Question: You have shown and made up the Saxonsprings Lhasa Champions
owned by yourself, what made you decide to place Fresno and Hackensack
with a handler after they gained their titles?

Answer: Geoff Corish took over Fresno after much heart searching. She used to take the breed easily with me but then became temperamental in the big ring, especially when handled by male judges. I just knew she was good enough to go to the top but we were not in tune and she would not give for me. I felt a spell with a male handler might be the answer. She fell in love with Geoff, felt he was what she wanted and fluttered her eyelashes at him. He fell for her and
the love affair continues. When she was retired to produce her litter I felt Hackensack, always my favourite, should have his chance. He had often been held back for her during her ‘Top Dog’ year. My only back up was Sue Roberts and although she was a great help at shows she was needed to look after the boarders. It is very difficult to campaign a top dog and a young team without help at the shows and that is why Geoff took over although Hank has always lived with me and I got him ready before the shows.

Question: What for you was your most memorable win?

Answer: It must of course be Crufts, nothing can quite touch that, although as Lesley Howard said “you want to do it all over again and have time to enjoy it”. As a breeder I must also be proud of Fresno as she had to win many Best in Shows to gain her Top Dog title.

Question: Did you find any particular resentment from others after
your tremendous success?

Answer: It is sad that all success in any competition brings out jealousy and spite but one learns not to be too hurt. The majority in the breed took great pride in Hank’s success and there are very few who are not Fresno fans. My greatest joy has come from the pleasure that Hank’s win has given to people in other breeds who love the sight of a beautiful creature and to so many do lovers who never go to a show but watched him on television. It is seldom that any criticism
of my dogs is levelled directly at me. I hope I take what is constructive because surely this is a way to learn, but I do find that which is reported to me second or third hand most hurtful and
disturbing chiefly because there is no opportunity to reply. All my dogs can always be seen and examined, it is most helpful to go over one’s dogs with a knowledgeable breeder, sometimes one
finds new faults as well as virtues!

Question: How many Champions has Saxonsprings now produced?

Answer: I think the total to date is fourteen, several of whom have gone on to gain their titles in Scandinavia, Western Europe and America and there are six or seven abroad who left before becoming champions at home.

Question: Which other Lhasas, not owned or bred by yourself, have
you particularly admired?

Answer: It was Ann Matthews’ Apsos, including Tungwei and Puti who first attracted me to the breed, but I can still remember the beauty of Bobette and Hera, the latter especially I remember seeing at one of the early shows at Oxford. Of all the beautiful dogs I saw in the States the one I most admired, with all the qualities I most wanted, was Am.Ch. Orlanes Brandywyne, mother of Intrepid and daughter of the great Am.Ch. Barcons the Avenger. All the top winners of the past
years, including Alexander, Piperman, Gregor, Bhu-Sun, Hitchcock, Malcolm and Pepper were good Apsos, correct to the standard, who had the extra something which made them stand out.

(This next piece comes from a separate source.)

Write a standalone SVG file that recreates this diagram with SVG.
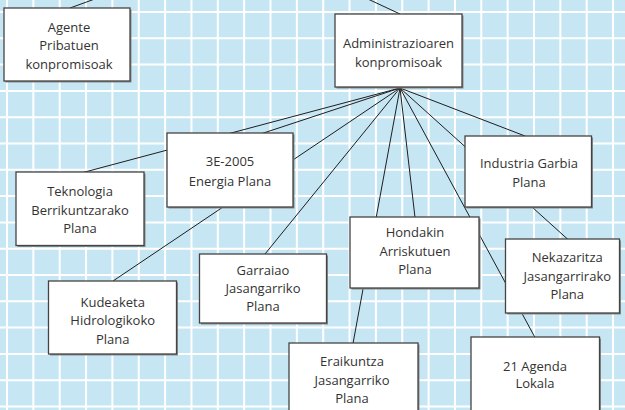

Question: What do you Lhasa Apso breeders of the future will remember
as your greatest contribution to the breed, or haven’t you achieved it
yet?

Answer: I should like to feel I was instrumental in weaving together a few of the various strands and I feel very proud when I see winning dogs in whose pedigree my prefix appears, but it is also good to think of the many puppies from Saxonsprings, free from major faults, whose
beauty, love and charming characters have given so much pleasure and let so many people appreciate our lovely breed.